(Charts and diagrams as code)

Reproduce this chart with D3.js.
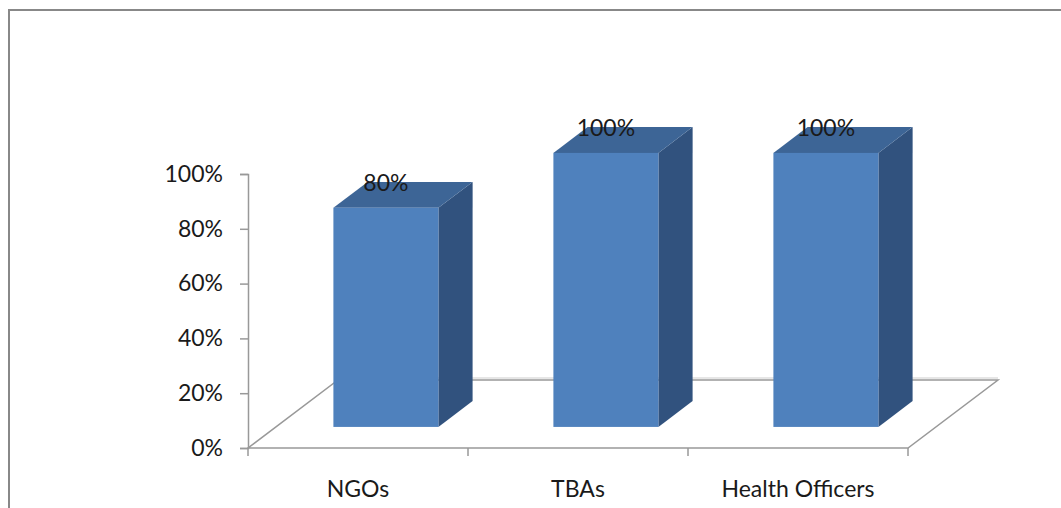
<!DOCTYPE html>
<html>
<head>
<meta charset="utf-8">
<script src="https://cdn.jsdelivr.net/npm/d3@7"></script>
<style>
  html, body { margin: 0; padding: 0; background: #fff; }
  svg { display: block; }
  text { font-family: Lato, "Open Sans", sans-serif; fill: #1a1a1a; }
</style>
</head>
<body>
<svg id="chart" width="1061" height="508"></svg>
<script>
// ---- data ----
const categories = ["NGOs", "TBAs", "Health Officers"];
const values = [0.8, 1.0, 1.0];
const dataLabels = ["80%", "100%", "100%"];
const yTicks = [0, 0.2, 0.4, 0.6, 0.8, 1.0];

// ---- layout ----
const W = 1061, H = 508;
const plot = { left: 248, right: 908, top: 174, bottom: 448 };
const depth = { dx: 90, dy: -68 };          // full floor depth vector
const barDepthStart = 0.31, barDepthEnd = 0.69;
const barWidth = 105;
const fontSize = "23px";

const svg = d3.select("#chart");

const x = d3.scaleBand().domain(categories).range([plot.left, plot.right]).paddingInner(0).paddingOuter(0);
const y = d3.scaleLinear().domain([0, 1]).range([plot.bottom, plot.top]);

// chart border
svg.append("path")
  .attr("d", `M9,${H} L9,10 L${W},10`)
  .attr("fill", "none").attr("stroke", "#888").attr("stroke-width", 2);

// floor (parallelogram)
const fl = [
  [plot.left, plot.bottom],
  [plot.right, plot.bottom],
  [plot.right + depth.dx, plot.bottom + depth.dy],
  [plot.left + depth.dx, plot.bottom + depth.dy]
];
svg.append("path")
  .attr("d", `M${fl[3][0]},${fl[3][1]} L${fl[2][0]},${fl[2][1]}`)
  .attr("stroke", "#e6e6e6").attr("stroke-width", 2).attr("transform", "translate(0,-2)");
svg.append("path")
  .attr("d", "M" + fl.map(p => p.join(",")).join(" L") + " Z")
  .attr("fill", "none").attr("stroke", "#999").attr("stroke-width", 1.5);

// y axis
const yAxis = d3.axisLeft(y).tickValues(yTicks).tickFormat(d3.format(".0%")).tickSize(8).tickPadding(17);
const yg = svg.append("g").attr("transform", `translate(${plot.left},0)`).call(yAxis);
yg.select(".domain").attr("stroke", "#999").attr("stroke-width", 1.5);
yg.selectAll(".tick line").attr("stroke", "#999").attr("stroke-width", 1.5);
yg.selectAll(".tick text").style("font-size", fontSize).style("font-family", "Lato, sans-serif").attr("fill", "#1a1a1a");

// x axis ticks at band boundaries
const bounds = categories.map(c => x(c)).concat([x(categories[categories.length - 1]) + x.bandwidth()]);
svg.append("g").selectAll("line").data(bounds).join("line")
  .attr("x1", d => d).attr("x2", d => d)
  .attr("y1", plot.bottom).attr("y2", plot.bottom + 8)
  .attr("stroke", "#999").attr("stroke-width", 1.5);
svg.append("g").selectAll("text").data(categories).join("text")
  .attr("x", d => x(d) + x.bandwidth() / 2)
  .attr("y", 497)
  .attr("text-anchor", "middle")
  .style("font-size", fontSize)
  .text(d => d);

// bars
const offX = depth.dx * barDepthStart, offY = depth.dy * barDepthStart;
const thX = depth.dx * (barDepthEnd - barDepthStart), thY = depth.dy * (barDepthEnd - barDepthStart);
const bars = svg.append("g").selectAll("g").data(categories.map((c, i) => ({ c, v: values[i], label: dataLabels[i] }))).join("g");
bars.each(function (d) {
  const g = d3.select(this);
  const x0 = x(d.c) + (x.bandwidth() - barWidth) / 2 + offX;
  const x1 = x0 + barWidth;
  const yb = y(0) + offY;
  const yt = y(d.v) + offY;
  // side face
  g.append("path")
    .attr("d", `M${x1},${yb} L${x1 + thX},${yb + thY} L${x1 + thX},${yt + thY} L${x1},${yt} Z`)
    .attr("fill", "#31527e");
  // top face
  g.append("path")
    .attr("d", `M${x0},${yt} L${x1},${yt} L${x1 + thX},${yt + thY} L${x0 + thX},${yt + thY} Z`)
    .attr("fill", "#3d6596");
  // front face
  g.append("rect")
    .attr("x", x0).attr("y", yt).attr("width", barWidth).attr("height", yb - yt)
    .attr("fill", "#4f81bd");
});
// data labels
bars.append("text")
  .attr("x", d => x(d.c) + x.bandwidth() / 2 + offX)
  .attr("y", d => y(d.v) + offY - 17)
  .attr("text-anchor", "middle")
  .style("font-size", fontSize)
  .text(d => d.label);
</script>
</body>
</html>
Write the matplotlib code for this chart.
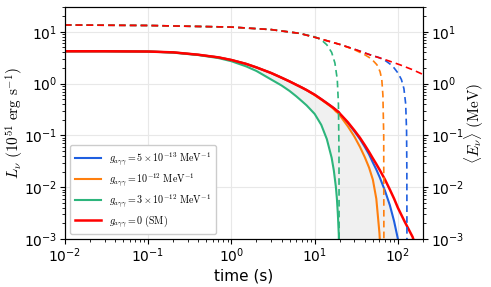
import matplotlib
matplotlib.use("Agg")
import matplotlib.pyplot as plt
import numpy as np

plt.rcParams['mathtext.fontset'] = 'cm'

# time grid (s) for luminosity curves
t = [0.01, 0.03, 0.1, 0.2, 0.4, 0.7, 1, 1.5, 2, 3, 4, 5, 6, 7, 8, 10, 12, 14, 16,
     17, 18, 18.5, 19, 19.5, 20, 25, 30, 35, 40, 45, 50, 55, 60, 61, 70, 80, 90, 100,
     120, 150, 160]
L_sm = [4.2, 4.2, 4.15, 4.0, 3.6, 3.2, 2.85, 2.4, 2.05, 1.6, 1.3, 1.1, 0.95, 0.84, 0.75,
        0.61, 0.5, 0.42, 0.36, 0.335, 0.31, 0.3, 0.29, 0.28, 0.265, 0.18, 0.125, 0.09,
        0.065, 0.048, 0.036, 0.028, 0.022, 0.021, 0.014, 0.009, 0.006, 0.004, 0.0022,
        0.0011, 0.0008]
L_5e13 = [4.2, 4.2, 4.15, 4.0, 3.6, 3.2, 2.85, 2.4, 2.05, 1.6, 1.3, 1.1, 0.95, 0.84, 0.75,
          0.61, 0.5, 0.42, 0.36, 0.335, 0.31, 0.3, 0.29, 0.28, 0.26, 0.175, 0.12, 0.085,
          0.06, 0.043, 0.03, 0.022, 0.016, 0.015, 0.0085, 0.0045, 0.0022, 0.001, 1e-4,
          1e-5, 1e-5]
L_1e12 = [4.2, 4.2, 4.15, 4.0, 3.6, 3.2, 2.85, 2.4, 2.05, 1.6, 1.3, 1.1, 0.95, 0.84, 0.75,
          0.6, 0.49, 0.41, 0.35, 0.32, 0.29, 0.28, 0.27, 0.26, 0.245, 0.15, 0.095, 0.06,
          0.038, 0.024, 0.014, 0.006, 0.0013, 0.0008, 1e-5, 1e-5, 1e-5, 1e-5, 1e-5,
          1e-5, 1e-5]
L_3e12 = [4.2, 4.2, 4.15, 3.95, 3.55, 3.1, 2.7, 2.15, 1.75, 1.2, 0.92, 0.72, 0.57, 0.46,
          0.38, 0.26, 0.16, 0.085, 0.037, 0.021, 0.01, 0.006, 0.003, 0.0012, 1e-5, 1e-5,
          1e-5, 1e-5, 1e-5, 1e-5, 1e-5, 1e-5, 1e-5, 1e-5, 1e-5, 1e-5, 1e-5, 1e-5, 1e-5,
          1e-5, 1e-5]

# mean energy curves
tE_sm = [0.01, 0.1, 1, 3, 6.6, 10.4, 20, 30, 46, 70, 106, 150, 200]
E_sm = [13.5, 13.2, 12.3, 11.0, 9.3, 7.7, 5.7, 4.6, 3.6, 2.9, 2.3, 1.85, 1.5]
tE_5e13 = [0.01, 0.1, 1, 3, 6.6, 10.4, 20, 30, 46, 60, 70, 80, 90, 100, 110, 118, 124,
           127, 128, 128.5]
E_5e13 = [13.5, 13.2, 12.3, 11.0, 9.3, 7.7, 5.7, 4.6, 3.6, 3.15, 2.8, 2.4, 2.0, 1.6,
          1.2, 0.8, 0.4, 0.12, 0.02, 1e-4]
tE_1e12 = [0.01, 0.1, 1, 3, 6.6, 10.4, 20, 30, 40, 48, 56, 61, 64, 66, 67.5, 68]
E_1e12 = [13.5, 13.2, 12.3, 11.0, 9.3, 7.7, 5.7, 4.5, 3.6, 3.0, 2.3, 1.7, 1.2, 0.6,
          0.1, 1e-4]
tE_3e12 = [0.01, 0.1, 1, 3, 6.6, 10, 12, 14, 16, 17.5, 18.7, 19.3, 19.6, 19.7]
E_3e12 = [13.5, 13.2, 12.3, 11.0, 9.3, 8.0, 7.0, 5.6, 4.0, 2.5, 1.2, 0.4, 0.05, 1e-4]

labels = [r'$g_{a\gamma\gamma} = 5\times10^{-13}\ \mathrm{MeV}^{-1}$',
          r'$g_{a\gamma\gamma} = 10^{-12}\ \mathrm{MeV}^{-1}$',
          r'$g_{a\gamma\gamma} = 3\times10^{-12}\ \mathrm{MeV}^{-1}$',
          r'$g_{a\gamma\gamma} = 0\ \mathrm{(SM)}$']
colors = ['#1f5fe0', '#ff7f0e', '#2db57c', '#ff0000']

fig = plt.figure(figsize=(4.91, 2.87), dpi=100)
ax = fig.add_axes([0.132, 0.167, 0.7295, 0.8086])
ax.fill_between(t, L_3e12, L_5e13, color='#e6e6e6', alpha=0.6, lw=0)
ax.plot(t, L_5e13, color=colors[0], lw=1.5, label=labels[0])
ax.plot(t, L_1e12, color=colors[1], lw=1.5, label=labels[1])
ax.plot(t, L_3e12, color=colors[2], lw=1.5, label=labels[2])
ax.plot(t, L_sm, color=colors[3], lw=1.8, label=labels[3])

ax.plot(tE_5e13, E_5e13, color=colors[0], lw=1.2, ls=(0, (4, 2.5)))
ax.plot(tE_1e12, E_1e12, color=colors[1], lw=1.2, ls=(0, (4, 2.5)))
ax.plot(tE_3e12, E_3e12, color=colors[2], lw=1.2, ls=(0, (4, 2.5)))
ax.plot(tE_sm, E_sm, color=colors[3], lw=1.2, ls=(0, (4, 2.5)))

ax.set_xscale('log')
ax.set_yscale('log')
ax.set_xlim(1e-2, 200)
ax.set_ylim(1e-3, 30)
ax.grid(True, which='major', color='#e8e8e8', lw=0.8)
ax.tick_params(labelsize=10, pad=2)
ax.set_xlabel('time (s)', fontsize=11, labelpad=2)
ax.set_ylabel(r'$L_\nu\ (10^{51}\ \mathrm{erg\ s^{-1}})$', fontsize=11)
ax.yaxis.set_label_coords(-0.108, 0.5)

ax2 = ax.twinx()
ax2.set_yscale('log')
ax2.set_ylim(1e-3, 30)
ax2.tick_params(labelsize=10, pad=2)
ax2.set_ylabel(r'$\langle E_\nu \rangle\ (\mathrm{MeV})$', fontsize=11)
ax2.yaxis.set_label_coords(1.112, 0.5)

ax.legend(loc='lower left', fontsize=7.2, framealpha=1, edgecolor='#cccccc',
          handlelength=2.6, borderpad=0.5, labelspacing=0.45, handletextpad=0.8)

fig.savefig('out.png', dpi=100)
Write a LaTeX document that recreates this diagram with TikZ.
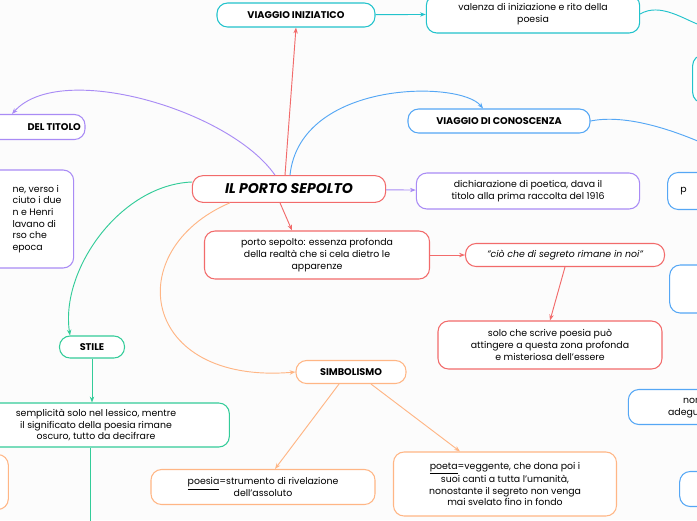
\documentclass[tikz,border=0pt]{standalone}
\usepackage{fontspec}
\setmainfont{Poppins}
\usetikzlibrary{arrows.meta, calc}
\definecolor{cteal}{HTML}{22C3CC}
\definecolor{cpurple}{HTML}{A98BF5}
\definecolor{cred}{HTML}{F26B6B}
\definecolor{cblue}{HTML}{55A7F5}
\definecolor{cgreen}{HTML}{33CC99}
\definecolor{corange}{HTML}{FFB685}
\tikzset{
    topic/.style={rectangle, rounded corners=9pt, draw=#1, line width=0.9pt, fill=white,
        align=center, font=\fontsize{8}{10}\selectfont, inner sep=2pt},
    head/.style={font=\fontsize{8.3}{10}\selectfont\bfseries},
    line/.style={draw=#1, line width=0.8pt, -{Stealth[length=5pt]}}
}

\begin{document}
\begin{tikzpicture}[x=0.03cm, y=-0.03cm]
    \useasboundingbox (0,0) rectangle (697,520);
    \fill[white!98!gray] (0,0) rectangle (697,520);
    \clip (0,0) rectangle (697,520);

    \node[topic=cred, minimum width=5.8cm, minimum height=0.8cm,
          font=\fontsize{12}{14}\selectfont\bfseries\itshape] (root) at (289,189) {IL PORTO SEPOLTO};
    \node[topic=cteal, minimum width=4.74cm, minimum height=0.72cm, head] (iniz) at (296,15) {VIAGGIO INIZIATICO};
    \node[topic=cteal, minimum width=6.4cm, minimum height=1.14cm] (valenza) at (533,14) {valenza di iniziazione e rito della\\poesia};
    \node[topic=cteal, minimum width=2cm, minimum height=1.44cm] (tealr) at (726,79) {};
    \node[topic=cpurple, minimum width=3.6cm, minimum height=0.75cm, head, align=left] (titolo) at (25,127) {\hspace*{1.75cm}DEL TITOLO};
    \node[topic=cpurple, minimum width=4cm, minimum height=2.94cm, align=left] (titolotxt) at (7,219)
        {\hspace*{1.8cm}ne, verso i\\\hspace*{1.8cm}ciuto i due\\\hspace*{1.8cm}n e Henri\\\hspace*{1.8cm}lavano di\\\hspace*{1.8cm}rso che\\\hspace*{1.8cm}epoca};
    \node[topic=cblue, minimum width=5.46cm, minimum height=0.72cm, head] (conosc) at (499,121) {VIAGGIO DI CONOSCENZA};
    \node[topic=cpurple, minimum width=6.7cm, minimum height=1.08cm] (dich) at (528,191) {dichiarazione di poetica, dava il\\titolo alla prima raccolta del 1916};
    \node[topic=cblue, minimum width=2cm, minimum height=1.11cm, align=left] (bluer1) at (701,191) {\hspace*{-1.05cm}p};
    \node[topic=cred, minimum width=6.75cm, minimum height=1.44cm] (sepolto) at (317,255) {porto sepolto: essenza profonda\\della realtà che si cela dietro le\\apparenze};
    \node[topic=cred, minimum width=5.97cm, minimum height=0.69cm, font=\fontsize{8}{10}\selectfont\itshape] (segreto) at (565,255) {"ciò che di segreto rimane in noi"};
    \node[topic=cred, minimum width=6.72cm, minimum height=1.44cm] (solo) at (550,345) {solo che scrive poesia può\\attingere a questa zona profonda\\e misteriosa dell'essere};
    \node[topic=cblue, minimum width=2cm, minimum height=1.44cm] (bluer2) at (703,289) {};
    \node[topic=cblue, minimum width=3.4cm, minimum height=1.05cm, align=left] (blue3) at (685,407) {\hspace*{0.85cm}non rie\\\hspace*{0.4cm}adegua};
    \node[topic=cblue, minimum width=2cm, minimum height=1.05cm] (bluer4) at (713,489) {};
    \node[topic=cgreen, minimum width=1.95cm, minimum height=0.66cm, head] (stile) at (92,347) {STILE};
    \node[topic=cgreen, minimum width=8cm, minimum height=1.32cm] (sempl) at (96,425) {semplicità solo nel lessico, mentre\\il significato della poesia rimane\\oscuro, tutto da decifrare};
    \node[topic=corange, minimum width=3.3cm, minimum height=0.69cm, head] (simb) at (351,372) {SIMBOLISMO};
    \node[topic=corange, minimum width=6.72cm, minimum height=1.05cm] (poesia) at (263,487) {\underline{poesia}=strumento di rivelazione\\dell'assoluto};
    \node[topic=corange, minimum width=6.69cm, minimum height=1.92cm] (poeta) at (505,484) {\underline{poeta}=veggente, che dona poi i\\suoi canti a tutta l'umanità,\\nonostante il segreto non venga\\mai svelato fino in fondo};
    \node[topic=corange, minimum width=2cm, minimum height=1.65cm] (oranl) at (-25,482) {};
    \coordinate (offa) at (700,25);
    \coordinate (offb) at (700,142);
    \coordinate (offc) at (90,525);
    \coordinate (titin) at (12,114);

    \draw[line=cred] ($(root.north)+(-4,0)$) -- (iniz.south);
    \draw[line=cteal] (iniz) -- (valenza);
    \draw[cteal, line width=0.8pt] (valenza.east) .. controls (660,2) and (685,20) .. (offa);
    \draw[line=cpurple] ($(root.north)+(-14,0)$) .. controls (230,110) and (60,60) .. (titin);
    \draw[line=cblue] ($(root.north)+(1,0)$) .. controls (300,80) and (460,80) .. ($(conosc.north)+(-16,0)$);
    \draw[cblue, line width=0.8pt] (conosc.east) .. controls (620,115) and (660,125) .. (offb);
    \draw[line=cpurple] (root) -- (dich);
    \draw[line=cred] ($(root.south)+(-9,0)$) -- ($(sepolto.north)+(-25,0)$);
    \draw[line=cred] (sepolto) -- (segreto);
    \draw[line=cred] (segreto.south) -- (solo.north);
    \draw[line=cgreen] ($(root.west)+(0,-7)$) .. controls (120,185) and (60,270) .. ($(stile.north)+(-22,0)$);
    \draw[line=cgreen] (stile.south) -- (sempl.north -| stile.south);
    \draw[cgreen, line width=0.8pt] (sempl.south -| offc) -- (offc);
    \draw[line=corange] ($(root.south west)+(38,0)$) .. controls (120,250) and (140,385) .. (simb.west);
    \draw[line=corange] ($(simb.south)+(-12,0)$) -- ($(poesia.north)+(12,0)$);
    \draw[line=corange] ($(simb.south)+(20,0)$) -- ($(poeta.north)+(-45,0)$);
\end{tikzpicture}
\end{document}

__What you will do__
Start at the line with "Write the matplotlib code for this chart.", stop at the line with "plt.rcParams['mathtext.fontset'] = 'cm'", both lines included, and repeat that span exactly without its pictures.

__Output for this exercise__
Write the matplotlib code for this chart.
import matplotlib
matplotlib.use("Agg")
import matplotlib.pyplot as plt
import numpy as np

plt.rcParams['mathtext.fontset'] = 'cm'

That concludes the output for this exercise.